Output the full listing below exactly as it reads, and skip anything that is a picture.

^^^^^^^^^^^^^^^^

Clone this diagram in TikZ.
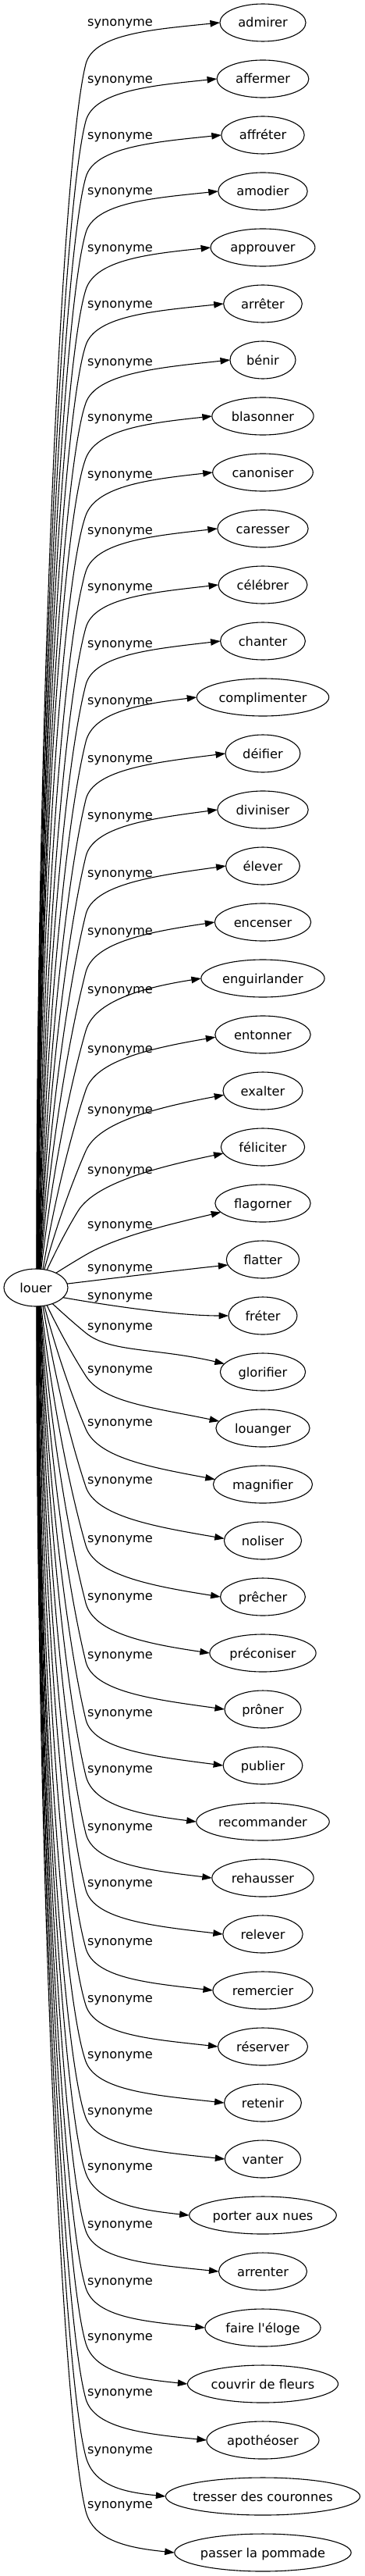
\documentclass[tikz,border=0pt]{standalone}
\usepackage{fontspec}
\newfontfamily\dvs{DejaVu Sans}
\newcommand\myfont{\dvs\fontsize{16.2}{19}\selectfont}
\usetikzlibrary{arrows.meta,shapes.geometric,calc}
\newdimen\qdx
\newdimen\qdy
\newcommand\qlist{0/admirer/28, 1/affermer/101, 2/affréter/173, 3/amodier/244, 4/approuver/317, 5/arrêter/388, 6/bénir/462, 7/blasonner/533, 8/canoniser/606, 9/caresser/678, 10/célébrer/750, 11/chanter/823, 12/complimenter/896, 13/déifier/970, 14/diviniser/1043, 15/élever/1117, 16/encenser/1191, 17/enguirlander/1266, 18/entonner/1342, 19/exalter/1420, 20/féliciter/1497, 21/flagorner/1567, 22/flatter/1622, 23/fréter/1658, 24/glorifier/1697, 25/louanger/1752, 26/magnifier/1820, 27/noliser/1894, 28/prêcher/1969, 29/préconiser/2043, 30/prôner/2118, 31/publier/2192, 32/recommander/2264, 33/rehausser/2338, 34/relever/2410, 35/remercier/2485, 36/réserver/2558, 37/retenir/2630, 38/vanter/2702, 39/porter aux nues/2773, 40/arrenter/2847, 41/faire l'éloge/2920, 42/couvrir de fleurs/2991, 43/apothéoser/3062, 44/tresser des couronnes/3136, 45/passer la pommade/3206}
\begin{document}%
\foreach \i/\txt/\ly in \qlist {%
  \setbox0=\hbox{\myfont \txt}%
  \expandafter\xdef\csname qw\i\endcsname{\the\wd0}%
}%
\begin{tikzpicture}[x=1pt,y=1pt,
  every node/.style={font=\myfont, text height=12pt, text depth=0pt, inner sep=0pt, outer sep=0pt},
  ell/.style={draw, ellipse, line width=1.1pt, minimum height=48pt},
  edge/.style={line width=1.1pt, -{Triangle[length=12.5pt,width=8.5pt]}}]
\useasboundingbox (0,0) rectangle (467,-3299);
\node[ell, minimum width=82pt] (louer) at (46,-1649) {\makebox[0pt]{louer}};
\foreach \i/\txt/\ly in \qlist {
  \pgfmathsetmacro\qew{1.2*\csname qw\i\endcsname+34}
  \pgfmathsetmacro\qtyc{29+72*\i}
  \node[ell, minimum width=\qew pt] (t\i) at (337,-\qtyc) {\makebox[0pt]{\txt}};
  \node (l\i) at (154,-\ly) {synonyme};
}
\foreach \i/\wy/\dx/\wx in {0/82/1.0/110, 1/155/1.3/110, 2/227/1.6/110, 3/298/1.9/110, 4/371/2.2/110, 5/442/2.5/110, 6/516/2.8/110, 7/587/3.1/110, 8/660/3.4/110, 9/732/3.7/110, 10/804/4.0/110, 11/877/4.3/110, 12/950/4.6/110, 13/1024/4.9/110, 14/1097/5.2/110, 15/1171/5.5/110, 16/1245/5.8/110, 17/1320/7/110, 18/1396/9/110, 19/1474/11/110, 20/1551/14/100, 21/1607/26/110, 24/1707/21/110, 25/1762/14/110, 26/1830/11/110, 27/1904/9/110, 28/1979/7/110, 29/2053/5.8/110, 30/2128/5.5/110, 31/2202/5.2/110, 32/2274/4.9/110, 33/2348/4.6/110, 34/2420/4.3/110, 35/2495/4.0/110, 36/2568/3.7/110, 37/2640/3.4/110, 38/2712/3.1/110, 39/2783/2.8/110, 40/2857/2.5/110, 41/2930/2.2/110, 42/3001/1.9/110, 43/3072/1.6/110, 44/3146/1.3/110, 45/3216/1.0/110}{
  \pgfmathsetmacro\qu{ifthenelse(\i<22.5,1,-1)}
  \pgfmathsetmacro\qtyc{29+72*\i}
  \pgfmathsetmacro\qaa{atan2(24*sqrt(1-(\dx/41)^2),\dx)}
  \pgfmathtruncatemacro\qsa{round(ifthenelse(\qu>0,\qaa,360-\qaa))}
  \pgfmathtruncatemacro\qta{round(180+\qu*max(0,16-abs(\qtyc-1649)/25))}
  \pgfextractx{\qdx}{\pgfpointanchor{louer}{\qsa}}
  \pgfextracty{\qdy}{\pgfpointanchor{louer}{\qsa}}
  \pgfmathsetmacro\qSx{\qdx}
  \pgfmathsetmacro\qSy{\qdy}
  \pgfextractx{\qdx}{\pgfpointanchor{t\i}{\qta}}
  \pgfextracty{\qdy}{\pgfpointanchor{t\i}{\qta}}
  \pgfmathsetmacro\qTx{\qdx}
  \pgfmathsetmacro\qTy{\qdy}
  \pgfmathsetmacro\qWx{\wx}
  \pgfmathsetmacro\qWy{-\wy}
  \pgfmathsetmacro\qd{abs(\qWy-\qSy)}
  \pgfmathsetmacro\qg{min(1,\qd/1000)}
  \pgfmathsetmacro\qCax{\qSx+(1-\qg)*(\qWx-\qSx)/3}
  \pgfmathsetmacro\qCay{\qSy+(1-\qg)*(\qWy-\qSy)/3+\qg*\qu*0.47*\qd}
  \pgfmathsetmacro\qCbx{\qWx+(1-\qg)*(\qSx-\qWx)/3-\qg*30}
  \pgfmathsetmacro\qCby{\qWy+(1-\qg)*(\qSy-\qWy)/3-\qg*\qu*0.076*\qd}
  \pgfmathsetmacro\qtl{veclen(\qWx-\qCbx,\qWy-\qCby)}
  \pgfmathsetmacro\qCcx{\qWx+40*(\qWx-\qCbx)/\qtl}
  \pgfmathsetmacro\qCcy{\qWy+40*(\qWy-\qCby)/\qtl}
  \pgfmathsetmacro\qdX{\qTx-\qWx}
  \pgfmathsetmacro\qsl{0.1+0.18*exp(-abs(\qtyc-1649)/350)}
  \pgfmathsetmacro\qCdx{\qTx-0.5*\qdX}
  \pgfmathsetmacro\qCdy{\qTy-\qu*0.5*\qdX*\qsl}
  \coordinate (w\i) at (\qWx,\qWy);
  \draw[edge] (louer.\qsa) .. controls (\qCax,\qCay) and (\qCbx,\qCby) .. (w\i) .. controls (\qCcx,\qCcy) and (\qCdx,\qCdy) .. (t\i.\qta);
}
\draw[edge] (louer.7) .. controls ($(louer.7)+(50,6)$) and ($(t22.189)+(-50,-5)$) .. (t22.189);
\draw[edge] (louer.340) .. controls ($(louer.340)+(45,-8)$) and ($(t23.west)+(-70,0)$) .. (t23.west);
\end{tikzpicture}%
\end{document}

^^^^^^^^^^^^^^^^

Exercise result.
Clone this diagram in TikZ.
\documentclass[tikz,border=0pt]{standalone}
\usepackage{fontspec}
\newfontfamily\dvs{DejaVu Sans}
\newcommand\myfont{\dvs\fontsize{16.2}{19}\selectfont}
\usetikzlibrary{arrows.meta,shapes.geometric,calc}
\newdimen\qdx
\newdimen\qdy
\newcommand\qlist{0/admirer/28, 1/affermer/101, 2/affréter/173, 3/amodier/244, 4/approuver/317, 5/arrêter/388, 6/bénir/462, 7/blasonner/533, 8/canoniser/606, 9/caresser/678, 10/célébrer/750, 11/chanter/823, 12/complimenter/896, 13/déifier/970, 14/diviniser/1043, 15/élever/1117, 16/encenser/1191, 17/enguirlander/1266, 18/entonner/1342, 19/exalter/1420, 20/féliciter/1497, 21/flagorner/1567, 22/flatter/1622, 23/fréter/1658, 24/glorifier/1697, 25/louanger/1752, 26/magnifier/1820, 27/noliser/1894, 28/prêcher/1969, 29/préconiser/2043, 30/prôner/2118, 31/publier/2192, 32/recommander/2264, 33/rehausser/2338, 34/relever/2410, 35/remercier/2485, 36/réserver/2558, 37/retenir/2630, 38/vanter/2702, 39/porter aux nues/2773, 40/arrenter/2847, 41/faire l'éloge/2920, 42/couvrir de fleurs/2991, 43/apothéoser/3062, 44/tresser des couronnes/3136, 45/passer la pommade/3206}
\begin{document}%
\foreach \i/\txt/\ly in \qlist {%
  \setbox0=\hbox{\myfont \txt}%
  \expandafter\xdef\csname qw\i\endcsname{\the\wd0}%
}%
\begin{tikzpicture}[x=1pt,y=1pt,
  every node/.style={font=\myfont, text height=12pt, text depth=0pt, inner sep=0pt, outer sep=0pt},
  ell/.style={draw, ellipse, line width=1.1pt, minimum height=48pt},
  edge/.style={line width=1.1pt, -{Triangle[length=12.5pt,width=8.5pt]}}]
\useasboundingbox (0,0) rectangle (467,-3299);
\node[ell, minimum width=82pt] (louer) at (46,-1649) {\makebox[0pt]{louer}};
\foreach \i/\txt/\ly in \qlist {
  \pgfmathsetmacro\qew{1.2*\csname qw\i\endcsname+34}
  \pgfmathsetmacro\qtyc{29+72*\i}
  \node[ell, minimum width=\qew pt] (t\i) at (337,-\qtyc) {\makebox[0pt]{\txt}};
  \node (l\i) at (154,-\ly) {synonyme};
}
\foreach \i/\wy/\dx/\wx in {0/82/1.0/110, 1/155/1.3/110, 2/227/1.6/110, 3/298/1.9/110, 4/371/2.2/110, 5/442/2.5/110, 6/516/2.8/110, 7/587/3.1/110, 8/660/3.4/110, 9/732/3.7/110, 10/804/4.0/110, 11/877/4.3/110, 12/950/4.6/110, 13/1024/4.9/110, 14/1097/5.2/110, 15/1171/5.5/110, 16/1245/5.8/110, 17/1320/7/110, 18/1396/9/110, 19/1474/11/110, 20/1551/14/100, 21/1607/26/110, 24/1707/21/110, 25/1762/14/110, 26/1830/11/110, 27/1904/9/110, 28/1979/7/110, 29/2053/5.8/110, 30/2128/5.5/110, 31/2202/5.2/110, 32/2274/4.9/110, 33/2348/4.6/110, 34/2420/4.3/110, 35/2495/4.0/110, 36/2568/3.7/110, 37/2640/3.4/110, 38/2712/3.1/110, 39/2783/2.8/110, 40/2857/2.5/110, 41/2930/2.2/110, 42/3001/1.9/110, 43/3072/1.6/110, 44/3146/1.3/110, 45/3216/1.0/110}{
  \pgfmathsetmacro\qu{ifthenelse(\i<22.5,1,-1)}
  \pgfmathsetmacro\qtyc{29+72*\i}
  \pgfmathsetmacro\qaa{atan2(24*sqrt(1-(\dx/41)^2),\dx)}
  \pgfmathtruncatemacro\qsa{round(ifthenelse(\qu>0,\qaa,360-\qaa))}
  \pgfmathtruncatemacro\qta{round(180+\qu*max(0,16-abs(\qtyc-1649)/25))}
  \pgfextractx{\qdx}{\pgfpointanchor{louer}{\qsa}}
  \pgfextracty{\qdy}{\pgfpointanchor{louer}{\qsa}}
  \pgfmathsetmacro\qSx{\qdx}
  \pgfmathsetmacro\qSy{\qdy}
  \pgfextractx{\qdx}{\pgfpointanchor{t\i}{\qta}}
  \pgfextracty{\qdy}{\pgfpointanchor{t\i}{\qta}}
  \pgfmathsetmacro\qTx{\qdx}
  \pgfmathsetmacro\qTy{\qdy}
  \pgfmathsetmacro\qWx{\wx}
  \pgfmathsetmacro\qWy{-\wy}
  \pgfmathsetmacro\qd{abs(\qWy-\qSy)}
  \pgfmathsetmacro\qg{min(1,\qd/1000)}
  \pgfmathsetmacro\qCax{\qSx+(1-\qg)*(\qWx-\qSx)/3}
  \pgfmathsetmacro\qCay{\qSy+(1-\qg)*(\qWy-\qSy)/3+\qg*\qu*0.47*\qd}
  \pgfmathsetmacro\qCbx{\qWx+(1-\qg)*(\qSx-\qWx)/3-\qg*30}
  \pgfmathsetmacro\qCby{\qWy+(1-\qg)*(\qSy-\qWy)/3-\qg*\qu*0.076*\qd}
  \pgfmathsetmacro\qtl{veclen(\qWx-\qCbx,\qWy-\qCby)}
  \pgfmathsetmacro\qCcx{\qWx+40*(\qWx-\qCbx)/\qtl}
  \pgfmathsetmacro\qCcy{\qWy+40*(\qWy-\qCby)/\qtl}
  \pgfmathsetmacro\qdX{\qTx-\qWx}
  \pgfmathsetmacro\qsl{0.1+0.18*exp(-abs(\qtyc-1649)/350)}
  \pgfmathsetmacro\qCdx{\qTx-0.5*\qdX}
  \pgfmathsetmacro\qCdy{\qTy-\qu*0.5*\qdX*\qsl}
  \coordinate (w\i) at (\qWx,\qWy);
  \draw[edge] (louer.\qsa) .. controls (\qCax,\qCay) and (\qCbx,\qCby) .. (w\i) .. controls (\qCcx,\qCcy) and (\qCdx,\qCdy) .. (t\i.\qta);
}
\draw[edge] (louer.7) .. controls ($(louer.7)+(50,6)$) and ($(t22.189)+(-50,-5)$) .. (t22.189);
\draw[edge] (louer.340) .. controls ($(louer.340)+(45,-8)$) and ($(t23.west)+(-70,0)$) .. (t23.west);
\end{tikzpicture}%
\end{document}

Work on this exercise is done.